VOL. 123 | NO. 195 | Monday, October 6, 2008
Economy’s Impact On Multifamily Financing Small, Lenders Say
By Eric Smith
“There is a ready market for willing buyers to find product and bid on it.”
– Rick Wood
Senior vice president, Financial Federal Savings Bank
Despite lending concerns created by the recent Freddie Mac and Fannie Mae crisis, financing for multifamily properties hasn’t been negatively affected, local lenders say.
Yes, the residential loans that both organizations bought in the secondary market at 100 percent of home value caused widespread chaos, but the maximum loan on multifamily always has been just 80 percent of the value of the property, meaning the multifamily portfolio of Freddie Mac in particular remains intact with a low delinquency rate of less than half of 1 percent.
It’s an important consideration when looking at the broad picture of financial services as it relates to multifamily lending, said Rick Wood, senior vice president at Financial Federal Savings Bank.
“Freddie Mac has certainly had some bad publicity recently, but Financial Federal has continued to close loans with that agency on apartment projects across the country,” Wood said. “Still having Freddie Mac provide capital in a very tough market allows the multifamily sector to be much more fluid in terms of buyers and sellers because they are confident that those acquisition funds are available, and still at that 80 percent level.”
Doug Bibby, president of the National Multi Housing Council (NMHC), said the role of Fannie Mae and Freddie Mac should not change despite the recent actions taken by the Treasury Department.
“It is important to note that neither company faces an immediate crisis,” Bibby said in a statement. “Rather, these actions were taken largely to restore investor confidence and keep the markets working. The impact of the Treasury Department plan on the apartment sector remains to be seen as the details are worked out, but we are optimistic that there will be little to no disruption in the companies’ multifamily operations.”
Bright spot in dark picture
The market has been defined of late by disruption. Commercial sales are down significantly, which is drastically impacting the financial services industry as mortgage activity plummets. Through Aug. 31, there have been just 603 commercial sales in Shelby County, down 26.4 percent from the same period a year ago, according to the latest data from real estate information company Chandler Reports, www.chandlerreports.com.
The average sales amount of $1 million is half of last year’s $2.1 million, and the total volume in terms of dollars is just $605 million, a staggering 65 percent dropoff from $1.7 billion in 2007.
As for mortgages, just 277 commercial mortgages were made through the end of August, down 39 percent from the 454 made during the same period of 2007. The average mortgage amount of $1.3 million through August is well shy of $4.4 million last year, and the total mortgage volume in terms of dollar amount ($371.6 million) doesn’t come close to 2007’s total of close to $2 billion.
But multifamily is keeping afloat – relatively speaking – as it continues to be one of the strongest performing sectors in commercial real estate. Year to date among property types, apartment sales ranked third with 65 sales behind only vacant
land of more than 1 acre and warehouses. (Sales for vacant land of more than 1 acre totaled 121 and sales for warehouses totaled 68.)

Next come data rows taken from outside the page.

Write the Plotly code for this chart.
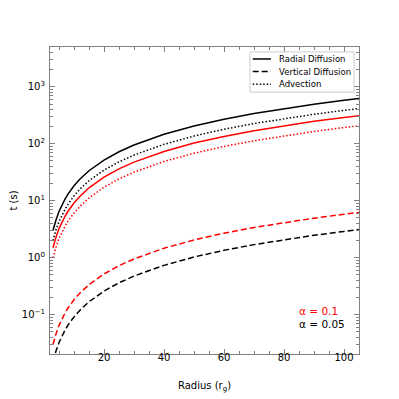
import plotly.graph_objects as go

# radius in gravitational radii
radius = [3, 3.5, 4, 5, 6, 7, 8, 10, 12, 15, 20, 25, 30, 40, 50, 60, 70, 80, 90, 100, 105]

# timescales (s), alpha = 0.05
radial_a005 = [3.0, 3.8, 4.6, 6.5, 8.5, 10.7, 13.1, 18.3, 24.1, 33.7, 51.9, 72.5, 95.3,
               147, 205, 270, 340, 415, 495, 580, 624]
vertical_a005 = [0.015, 0.019, 0.023, 0.0325, 0.0425, 0.0535, 0.0655, 0.0915, 0.120, 0.169,
                 0.260, 0.363, 0.477, 0.735, 1.03, 1.35, 1.70, 2.08, 2.48, 2.90, 3.12]
advection_a005 = [2.0, 2.5, 3.1, 4.3, 5.7, 7.1, 8.7, 12.2, 16.1, 22.5, 34.6, 48.3, 63.5,
                  98, 137, 180, 227, 277, 330, 387, 416]

# timescales (s), alpha = 0.1
radial_a01 = [1.5, 1.9, 2.3, 3.25, 4.25, 5.35, 6.55, 9.15, 12.0, 16.9, 26.0, 36.3, 47.7,
              73.5, 103, 135, 170, 208, 248, 290, 312]
vertical_a01 = [0.030, 0.038, 0.046, 0.065, 0.085, 0.107, 0.131, 0.183, 0.241, 0.337,
                0.519, 0.725, 0.953, 1.47, 2.05, 2.70, 3.40, 4.15, 4.95, 5.80, 6.24]
advection_a01 = [1.0, 1.27, 1.53, 2.17, 2.83, 3.57, 4.37, 6.1, 8.0, 11.2, 17.3, 24.2, 31.8,
                 49, 68.3, 90, 113, 138, 165, 193, 208]

legend_names = ["Radial Diffusion", "Vertical Diffusion", "Advection"]
y_tickvals = [0.1, 1, 10, 100, 1000]
y_ticktext = ["10<sup>−1</sup>", "10<sup>0</sup>", "10<sup>1</sup>", "10<sup>2</sup>", "10<sup>3</sup>"]

DASH = "6px,3px"
DOT = "1.5px,2px"
FONT = "DejaVu Sans"
AXIS_GREY = "#808080"

fig = go.Figure()

series = [
    (radial_a005, "black", "solid"),
    (vertical_a005, "black", DASH),
    (advection_a005, "black", DOT),
    (radial_a01, "red", "solid"),
    (vertical_a01, "red", DASH),
    (advection_a01, "red", DOT),
]
for values, color, dash in series:
    fig.add_trace(go.Scatter(
        x=radius, y=values, mode="lines", showlegend=False,
        line=dict(color=color, width=1.5, dash=dash),
    ))

axis_common = dict(
    showline=True, linecolor=AXIS_GREY, linewidth=1.2, mirror="allticks",
    ticks="inside", ticklen=5, tickcolor=AXIS_GREY, tickwidth=1,
    showgrid=False, zeroline=False, automargin=False,
    tickfont=dict(family=FONT, size=10, color="black"),
)

fig.update_xaxes(
    range=[2, 105], tick0=0, dtick=20,
    minor=dict(ticks="inside", ticklen=2.5, dtick=5, tickcolor=AXIS_GREY),
    title=dict(text="Radius (r<sub>g</sub>)", font=dict(family=FONT, size=10, color="black"),
               standoff=19),
    ticklabelstandoff=-6,
    **axis_common,
)

minor_y = [m * 10 ** e for e in range(-2, 4) for m in range(2, 10)]
fig.update_yaxes(
    type="log", range=[-1.69, 3.70],
    tickmode="array", tickvals=y_tickvals, ticktext=y_ticktext,
    minor=dict(ticks="inside", ticklen=2.5, tickmode="array", tickvals=minor_y,
               tickcolor=AXIS_GREY),
    title=dict(text="t (s)", font=dict(family=FONT, size=10, color="black"), standoff=5),
    ticklabelstandoff=2,
    **axis_common,
)

# alpha labels
fig.add_annotation(x=0.80, y=0.140, xref="paper", yref="paper", xanchor="left",
                   yanchor="middle", showarrow=False, text="α = 0.1",
                   font=dict(family=FONT, size=10.5, color="red"))
fig.add_annotation(x=0.80, y=0.098, xref="paper", yref="paper", xanchor="left",
                   yanchor="middle", showarrow=False, text="α = 0.05",
                   font=dict(family=FONT, size=10.5, color="black"))

# compact matplotlib-style legend
fig.add_shape(type="rect", xref="paper", yref="paper", x0=0.647, x1=0.984, y0=0.853, y1=0.984,
              line=dict(color="#cccccc", width=1), fillcolor="white", layer="above")
for i, (name, dash) in enumerate(zip(legend_names, ["solid", DASH, DOT])):
    ly = 0.961 - i * 0.041
    fig.add_shape(type="line", xref="paper", yref="paper", x0=0.656, x1=0.715, y0=ly, y1=ly,
                  line=dict(color="black", width=1.5, dash=dash), layer="above")
    fig.add_annotation(x=0.735, y=ly, xref="paper", yref="paper", xanchor="left",
                       yanchor="middle", showarrow=False, text=name,
                       font=dict(family=FONT, size=8.5, color="black"))

# the page body adds an 8px margin, so the figure is shrunk to fit the 399px window
fig.update_layout(
    width=391, height=391,
    margin=dict(l=42, r=40, t=39, b=45),
    plot_bgcolor="white", paper_bgcolor="white",
    font=dict(family=FONT),
)

fig.write_html("out.html")
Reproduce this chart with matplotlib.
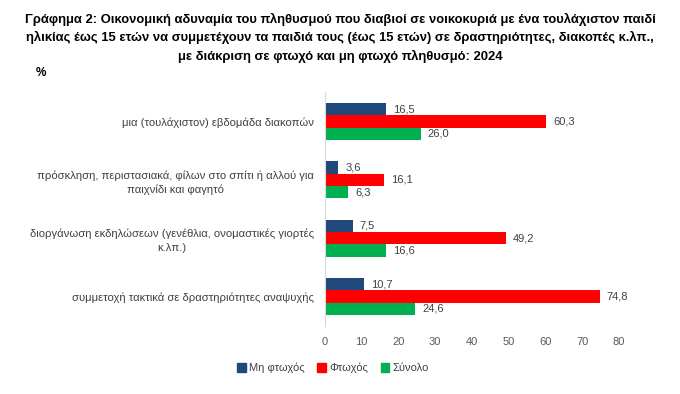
import numpy as np
import matplotlib
matplotlib.use('Agg')
import matplotlib.pyplot as plt
from matplotlib.patches import Patch

plt.rcParams['font.family'] = ['Liberation Sans', 'DejaVu Sans']

categories = [
    'μια (τουλάχιστον) εβδομάδα διακοπών',
    'πρόσκληση, περιστασιακά, φίλων στο σπίτι ή αλλού για\nπαιχνίδι και φαγητό',
    'διοργάνωση εκδηλώσεων (γενέθλια, ονομαστικές γιορτές\nκ.λπ.)',
    'συμμετοχή τακτικά σε δραστηριότητες αναψυχής',
]
non_poor = [16.5, 3.6, 7.5, 10.7]
poor = [60.3, 16.1, 49.2, 74.8]
total = [26.0, 6.3, 16.6, 24.6]
series_names = ['Μη φτωχός', 'Φτωχός', 'Σύνολο']
colors = ['#1F497D', '#FF0000', '#00B050']
xticks = [0, 10, 20, 30, 40, 50, 60, 70, 80]

title = ('Γράφημα 2: Οικονομική αδυναμία του πληθυσμού που διαβιοί σε νοικοκυριά με ένα τουλάχιστον παιδί\n'
         'ηλικίας έως 15 ετών να συμμετέχουν τα παιδιά τους (έως 15 ετών) σε δραστηριότητες, διακοπές κ.λπ.,\n'
         'με διάκριση σε φτωχό και μη φτωχό πληθυσμό: 2024')

fig = plt.figure(figsize=(6.8, 3.94), dpi=100, facecolor='white')
ax = fig.add_axes([0.478, 0.173, 0.432, 0.593])

y = np.arange(len(categories))
h = 0.21
for i, (vals, col) in enumerate(zip([non_poor, poor, total], colors)):
    pos = y + (i - 1) * h
    ax.barh(pos, vals, height=h, color=col, label=series_names[i])
    for p, v in zip(pos, vals):
        ax.text(v + 1.9, p, f'{v:.1f}'.replace('.', ','), va='center', ha='left',
                fontsize=8, color='#404040')

ax.set_ylim(len(categories) - 0.5, -0.5)
ax.set_xlim(0, 80)
ax.set_xticks(xticks)
ax.set_yticks(y)
ax.set_yticklabels(categories, fontsize=8.1, color='#404040', ha='right',
                   multialignment='center', linespacing=1.45)
ax.tick_params(axis='y', length=0, pad=8)
ax.tick_params(axis='x', length=0, labelsize=8, labelcolor='#595959', pad=8)
for s in ['top', 'right', 'bottom']:
    ax.spines[s].set_visible(False)
ax.spines['left'].set_color('#D9D9D9')

fig.text(0.5, 0.968, title, ha='center', va='top', fontsize=9.4, fontweight='bold',
         linespacing=1.55)
fig.text(0.053, 0.815, '%', ha='left', va='center', fontsize=8.5, fontweight='bold')

handles = [Patch(color=c) for c in colors]
fig.legend(handles, series_names, loc='center', bbox_to_anchor=(0.49, 0.066), ncol=3,
           frameon=False, fontsize=8, handlelength=0.8, handleheight=0.8,
           handletextpad=0.3, columnspacing=1.1, labelcolor='#404040')

fig.savefig('out.png', dpi=100)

Multifamily is simply drawing more interest – and more capital – than other sectors.
“There are merchant builders who actively develop multifamily properties across the country with the intention of selling them at completion and stabilization,” Wood said. “There is a ready market for willing buyers to find product and bid on it. There seems to be more willing buyers and willing sellers in the multifamily arena than in the other commercial product types. For retail and office, there seems to be a disconnect between the sellers’ aspirations and the buyers’ thresholds.”
Part of the reason financing for multifamily remains strong is because lenders consider apartments to be less risky. The recent occupancy and rental rates for apartments in the Memphis market bolster that notion.
Multifamily occupancy in the Memphis area was 90.2 percent for the second quarter (April through June) of 2008, relatively unchanged from the previous quarter and the same quarter a year ago, according to the latest multifamily report by CB Richard Ellis Memphis’ multifamily division.
Wood said occupancy numbers have been a boon during this subprime fallout because some thought it wouldn’t translate directly to improved market conditions for multifamily.
“There was a fear a year ago that the housing market’s weaknesses would cause potential apartment dwellers to move into foreclosed homes,” he said. “We can’t see evidence of that happening on a widespread scale. Occupancies on well-managed, well-located properties are increasing as are their monthly rents.”
As Bibby said recently, Fannie Mae and Freddie Mac will continue to originate and service multifamily loans, keeping it healthier than other realms of commercial real estate.
“The multifamily sector … remains strong and is actually producing profits for the firms that are helping rebuild their capital reserves,” Bibby said. “As a result, we expect (Fannie and Freddie) to remain active in the multifamily market.”